How to check for sugar on food label
Checking the nutrition label can become very confusing, especially when the amount of sugar is written as a total under ‘carbohydrates (of which sugars)’. Moreover, as manufacturers are not lawfully required to explicitly separate added sugars from natural sugars on the ingredients label it can be even harder to recognise whether foods have more bad sugars or good.
BBC iWonder has provided a solution, allowing consumers to identify when foods have a high sugar content and when not:
- If there are more than 15g of total sugars per 100g serving, it has a high sugar content.
- If there are 5g of total sugars or less per 100g serving, it has a low sugar content.
Furthermore, The Independent states that the higher up sugar appears on the list of ingredients, the higher the quantity of sugar in the product – this is definitely something to look out for.

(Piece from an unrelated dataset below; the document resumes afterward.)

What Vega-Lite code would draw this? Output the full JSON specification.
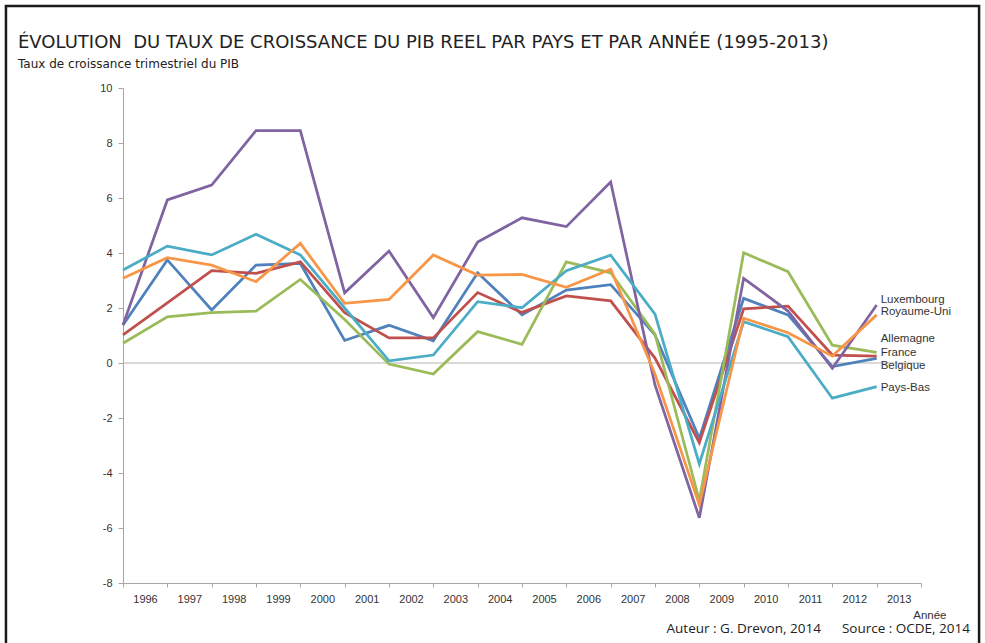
{
  "$schema": "https://vega.github.io/schema/vega-lite/v6.json",
  "width": 798,
  "height": 495,
  "autosize": {"type": "none"},
  "padding": {"left": 123, "top": 88, "right": 64, "bottom": 60},
  "background": "white",
  "config": {"view": {"stroke": null}},
  "data": {"values": [
    {"annee":1996,"pays":"Belgique","taux":1.38},{"annee":1997,"pays":"Belgique","taux":3.75},{"annee":1998,"pays":"Belgique","taux":1.93},{"annee":1999,"pays":"Belgique","taux":3.56},{"annee":2000,"pays":"Belgique","taux":3.62},{"annee":2001,"pays":"Belgique","taux":0.82},{"annee":2002,"pays":"Belgique","taux":1.37},{"annee":2003,"pays":"Belgique","taux":0.81},{"annee":2004,"pays":"Belgique","taux":3.28},{"annee":2005,"pays":"Belgique","taux":1.75},{"annee":2006,"pays":"Belgique","taux":2.65},{"annee":2007,"pays":"Belgique","taux":2.85},{"annee":2008,"pays":"Belgique","taux":1.02},{"annee":2009,"pays":"Belgique","taux":-2.74},{"annee":2010,"pays":"Belgique","taux":2.35},{"annee":2011,"pays":"Belgique","taux":1.75},{"annee":2012,"pays":"Belgique","taux":-0.13},{"annee":2013,"pays":"Belgique","taux":0.17},
    {"annee":1996,"pays":"France","taux":1.02},{"annee":1997,"pays":"France","taux":2.19},{"annee":1998,"pays":"France","taux":3.36},{"annee":1999,"pays":"France","taux":3.26},{"annee":2000,"pays":"France","taux":3.68},{"annee":2001,"pays":"France","taux":1.83},{"annee":2002,"pays":"France","taux":0.91},{"annee":2003,"pays":"France","taux":0.91},{"annee":2004,"pays":"France","taux":2.56},{"annee":2005,"pays":"France","taux":1.84},{"annee":2006,"pays":"France","taux":2.44},{"annee":2007,"pays":"France","taux":2.26},{"annee":2008,"pays":"France","taux":0.18},{"annee":2009,"pays":"France","taux":-2.9},{"annee":2010,"pays":"France","taux":1.97},{"annee":2011,"pays":"France","taux":2.07},{"annee":2012,"pays":"France","taux":0.29},{"annee":2013,"pays":"France","taux":0.25},
    {"annee":1996,"pays":"Allemagne","taux":0.72},{"annee":1997,"pays":"Allemagne","taux":1.68},{"annee":1998,"pays":"Allemagne","taux":1.83},{"annee":1999,"pays":"Allemagne","taux":1.89},{"annee":2000,"pays":"Allemagne","taux":3.04},{"annee":2001,"pays":"Allemagne","taux":1.58},{"annee":2002,"pays":"Allemagne","taux":-0.04},{"annee":2003,"pays":"Allemagne","taux":-0.4},{"annee":2004,"pays":"Allemagne","taux":1.14},{"annee":2005,"pays":"Allemagne","taux":0.68},{"annee":2006,"pays":"Allemagne","taux":3.68},{"annee":2007,"pays":"Allemagne","taux":3.28},{"annee":2008,"pays":"Allemagne","taux":1.05},{"annee":2009,"pays":"Allemagne","taux":-5.0},{"annee":2010,"pays":"Allemagne","taux":4.01},{"annee":2011,"pays":"Allemagne","taux":3.32},{"annee":2012,"pays":"Allemagne","taux":0.65},{"annee":2013,"pays":"Allemagne","taux":0.39},
    {"annee":1996,"pays":"Luxembourg","taux":1.38},{"annee":1997,"pays":"Luxembourg","taux":5.93},{"annee":1998,"pays":"Luxembourg","taux":6.47},{"annee":1999,"pays":"Luxembourg","taux":8.45},{"annee":2000,"pays":"Luxembourg","taux":8.45},{"annee":2001,"pays":"Luxembourg","taux":2.55},{"annee":2002,"pays":"Luxembourg","taux":4.07},{"annee":2003,"pays":"Luxembourg","taux":1.65},{"annee":2004,"pays":"Luxembourg","taux":4.4},{"annee":2005,"pays":"Luxembourg","taux":5.28},{"annee":2006,"pays":"Luxembourg","taux":4.96},{"annee":2007,"pays":"Luxembourg","taux":6.58},{"annee":2008,"pays":"Luxembourg","taux":-0.8},{"annee":2009,"pays":"Luxembourg","taux":-5.63},{"annee":2010,"pays":"Luxembourg","taux":3.08},{"annee":2011,"pays":"Luxembourg","taux":1.89},{"annee":2012,"pays":"Luxembourg","taux":-0.19},{"annee":2013,"pays":"Luxembourg","taux":2.11},
    {"annee":1996,"pays":"Pays-Bas","taux":3.38},{"annee":1997,"pays":"Pays-Bas","taux":4.25},{"annee":1998,"pays":"Pays-Bas","taux":3.93},{"annee":1999,"pays":"Pays-Bas","taux":4.68},{"annee":2000,"pays":"Pays-Bas","taux":3.93},{"annee":2001,"pays":"Pays-Bas","taux":2.0},{"annee":2002,"pays":"Pays-Bas","taux":0.08},{"annee":2003,"pays":"Pays-Bas","taux":0.29},{"annee":2004,"pays":"Pays-Bas","taux":2.23},{"annee":2005,"pays":"Pays-Bas","taux":2.01},{"annee":2006,"pays":"Pays-Bas","taux":3.36},{"annee":2007,"pays":"Pays-Bas","taux":3.92},{"annee":2008,"pays":"Pays-Bas","taux":1.78},{"annee":2009,"pays":"Pays-Bas","taux":-3.67},{"annee":2010,"pays":"Pays-Bas","taux":1.5},{"annee":2011,"pays":"Pays-Bas","taux":0.96},{"annee":2012,"pays":"Pays-Bas","taux":-1.28},{"annee":2013,"pays":"Pays-Bas","taux":-0.86},
    {"annee":1996,"pays":"Royaume-Uni","taux":3.08},{"annee":1997,"pays":"Royaume-Uni","taux":3.83},{"annee":1998,"pays":"Royaume-Uni","taux":3.56},{"annee":1999,"pays":"Royaume-Uni","taux":2.96},{"annee":2000,"pays":"Royaume-Uni","taux":4.35},{"annee":2001,"pays":"Royaume-Uni","taux":2.17},{"annee":2002,"pays":"Royaume-Uni","taux":2.31},{"annee":2003,"pays":"Royaume-Uni","taux":3.93},{"annee":2004,"pays":"Royaume-Uni","taux":3.2},{"annee":2005,"pays":"Royaume-Uni","taux":3.22},{"annee":2006,"pays":"Royaume-Uni","taux":2.75},{"annee":2007,"pays":"Royaume-Uni","taux":3.41},{"annee":2008,"pays":"Royaume-Uni","taux":-0.4},{"annee":2009,"pays":"Royaume-Uni","taux":-5.16},{"annee":2010,"pays":"Royaume-Uni","taux":1.63},{"annee":2011,"pays":"Royaume-Uni","taux":1.1},{"annee":2012,"pays":"Royaume-Uni","taux":0.25},{"annee":2013,"pays":"Royaume-Uni","taux":1.75}
  ]},
  "layer": [
    {
      "data": {"values": [{}]},
      "mark": {"type": "rect", "fill": null, "stroke": "#1a1a1a", "strokeWidth": 2.5, "clip": false},
      "encoding": {
        "x": {"datum": 1993.36, "type": "quantitative", "scale": {"domain": [1996, 2014], "nice": false, "zero": false}},
        "x2": {"datum": 2015.31},
        "y": {"datum": 12.98, "type": "quantitative", "scale": {"domain": [-8, 10], "nice": false, "zero": false}},
        "y2": {"datum": -10.45}
      }
    },
    {
      "data": {"values": [{}]},
      "mark": {"type": "rule", "color": "#b3b3b3", "strokeWidth": 1.2},
      "encoding": {"y": {"datum": 0, "type": "quantitative"}}
    },
    {
      "mark": {"type": "line", "strokeWidth": 2.75, "strokeJoin": "miter", "strokeCap": "butt"},
      "encoding": {
        "x": {
          "field": "annee", "type": "quantitative",
          "axis": {
            "values": [1996,1997,1998,1999,2000,2001,2002,2003,2004,2005,2006,2007,2008,2009,2010,2011,2012,2013,2014],
            "labelExpr": "datum.value > 2013 ? '' : '' + datum.value",
            "labelOffset": 22,
            "labelFlush": false,
            "labelOverlap": false,
            "tickSize": 4,
            "tickColor": "#a6a6a6",
            "domainColor": "#a6a6a6",
            "labelFont": "Liberation Sans",
            "labelFontSize": 11,
            "labelColor": "#333333",
            "labelPadding": 6,
            "grid": false,
            "title": "Année",
            "titleX": 823,
            "titleY": 32,
            "titleAlign": "right",
            "titleBaseline": "middle",
            "titleFont": "Liberation Sans",
            "titleFontSize": 11.5,
            "titleFontWeight": "normal",
            "titleColor": "#333333"
          }
        },
        "y": {
          "field": "taux", "type": "quantitative",
          "axis": {
            "values": [-8,-6,-4,-2,0,2,4,6,8,10],
            "labelExpr": "'' + datum.value",
            "tickSize": 5,
            "tickColor": "#a6a6a6",
            "domainColor": "#a6a6a6",
            "labelFont": "Liberation Sans",
            "labelFontSize": 11,
            "labelColor": "#333333",
            "labelPadding": 6,
            "labelFlush": false,
            "grid": false,
            "title": null
          }
        },
        "color": {
          "field": "pays", "type": "nominal",
          "scale": {"domain": ["Belgique","France","Allemagne","Luxembourg","Pays-Bas","Royaume-Uni"], "range": ["#4F81BD","#C0504D","#9BBB59","#8064A2","#4BACC6","#F79646"]},
          "legend": null
        }
      }
    },
    {
      "transform": [{"filter": "datum.annee == 2013 && datum.pays == 'Luxembourg'"}],
      "mark": {"type": "text", "align": "left", "baseline": "middle", "dx": 4, "dy": -5, "font": "Liberation Sans", "fontSize": 11.5, "color": "#333333"},
      "encoding": {"x": {"field": "annee", "type": "quantitative"}, "y": {"field": "taux", "type": "quantitative"}, "text": {"field": "pays"}}
    },
    {
      "transform": [{"filter": "datum.annee == 2013 && datum.pays == 'Royaume-Uni'"}],
      "mark": {"type": "text", "align": "left", "baseline": "middle", "dx": 4, "dy": -2.5, "font": "Liberation Sans", "fontSize": 11.5, "color": "#333333"},
      "encoding": {"x": {"field": "annee", "type": "quantitative"}, "y": {"field": "taux", "type": "quantitative"}, "text": {"field": "pays"}}
    },
    {
      "transform": [{"filter": "datum.annee == 2013 && datum.pays == 'Allemagne'"}],
      "mark": {"type": "text", "align": "left", "baseline": "middle", "dx": 4, "dy": -13, "font": "Liberation Sans", "fontSize": 11.5, "color": "#333333"},
      "encoding": {"x": {"field": "annee", "type": "quantitative"}, "y": {"field": "taux", "type": "quantitative"}, "text": {"field": "pays"}}
    },
    {
      "transform": [{"filter": "datum.annee == 2013 && datum.pays == 'France'"}],
      "mark": {"type": "text", "align": "left", "baseline": "middle", "dx": 4, "dy": -2.7, "font": "Liberation Sans", "fontSize": 11.5, "color": "#333333"},
      "encoding": {"x": {"field": "annee", "type": "quantitative"}, "y": {"field": "taux", "type": "quantitative"}, "text": {"field": "pays"}}
    },
    {
      "transform": [{"filter": "datum.annee == 2013 && datum.pays == 'Belgique'"}],
      "mark": {"type": "text", "align": "left", "baseline": "middle", "dx": 4, "dy": 7.7, "font": "Liberation Sans", "fontSize": 11.5, "color": "#333333"},
      "encoding": {"x": {"field": "annee", "type": "quantitative"}, "y": {"field": "taux", "type": "quantitative"}, "text": {"field": "pays"}}
    },
    {
      "transform": [{"filter": "datum.annee == 2013 && datum.pays == 'Pays-Bas'"}],
      "mark": {"type": "text", "align": "left", "baseline": "middle", "dx": 4, "dy": 1.6, "font": "Liberation Sans", "fontSize": 11.5, "color": "#333333"},
      "encoding": {"x": {"field": "annee", "type": "quantitative"}, "y": {"field": "taux", "type": "quantitative"}, "text": {"field": "pays"}}
    },
    {
      "data": {"values": [{}]},
      "mark": {"type": "text", "align": "left", "baseline": "alphabetic", "dx": -105, "dy": -40, "font": "DejaVu Sans", "fontSize": 18, "color": "#222222"},
      "encoding": {
        "x": {"datum": 1996, "type": "quantitative"},
        "y": {"datum": 10, "type": "quantitative"},
        "text": {"value": "ÉVOLUTION\u00a0 DU TAUX DE CROISSANCE DU PIB REEL PAR PAYS ET PAR ANNÉE (1995-2013)"}
      }
    },
    {
      "data": {"values": [{}]},
      "mark": {"type": "text", "align": "left", "baseline": "alphabetic", "dx": -105, "dy": -20, "font": "DejaVu Sans", "fontSize": 12, "color": "#222222"},
      "encoding": {
        "x": {"datum": 1996, "type": "quantitative"},
        "y": {"datum": 10, "type": "quantitative"},
        "text": {"value": "Taux de croissance trimestriel du PIB"}
      }
    },
    {
      "data": {"values": [{}]},
      "mark": {"type": "text", "align": "right", "baseline": "middle", "dx": 49, "dy": 46, "font": "Open Sans", "fontSize": 13.5, "color": "#222222"},
      "encoding": {
        "x": {"datum": 2014, "type": "quantitative"},
        "y": {"datum": -8, "type": "quantitative"},
        "text": {"value": "Auteur : G. Drevon, 2014\u00a0\u00a0\u00a0\u00a0\u00a0 Source : OCDE, 2014"}
      }
    }
  ]
}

In 2013, the Department of Health introduced a traffic light labelling scheme. It consists of a label at the front of the product coloured in either red, amber or green, depending on whether the product has a low, medium or high amounts of fat, saturated fat, sugars, and salt.
Red – means HIGH. This indicates that the food is high in fat, sugars or salt and is fine to eat as an occasional treat.
Amber – means MEDIUM, suggesting its an OK choice.
Green – means LOW. When looking at labels, foods where the all or the majority of the label is green are the best option as they are healthier and help you keep a balanced diet.
Technically nobody likes to hear about hidden sugars in foods, but unfortunately, they do exist. However, moving forward in order to combat this, manufacturers could display sugar more explicitly on nutrition labels, including by law having to differentiate between added sugars and natural sugars on all food labels, not just some. This would be beneficial as consumers are not misled and can identify sugar easily as well as control how much sugar they eat more effectively, especially if they are following a particular diet. This can also help towards weight loss and combating the current obesity problem in the UK. Equally, sometimes it can be a healthier alternative to re-create your favourite foods at home, instead of buying ready-made items.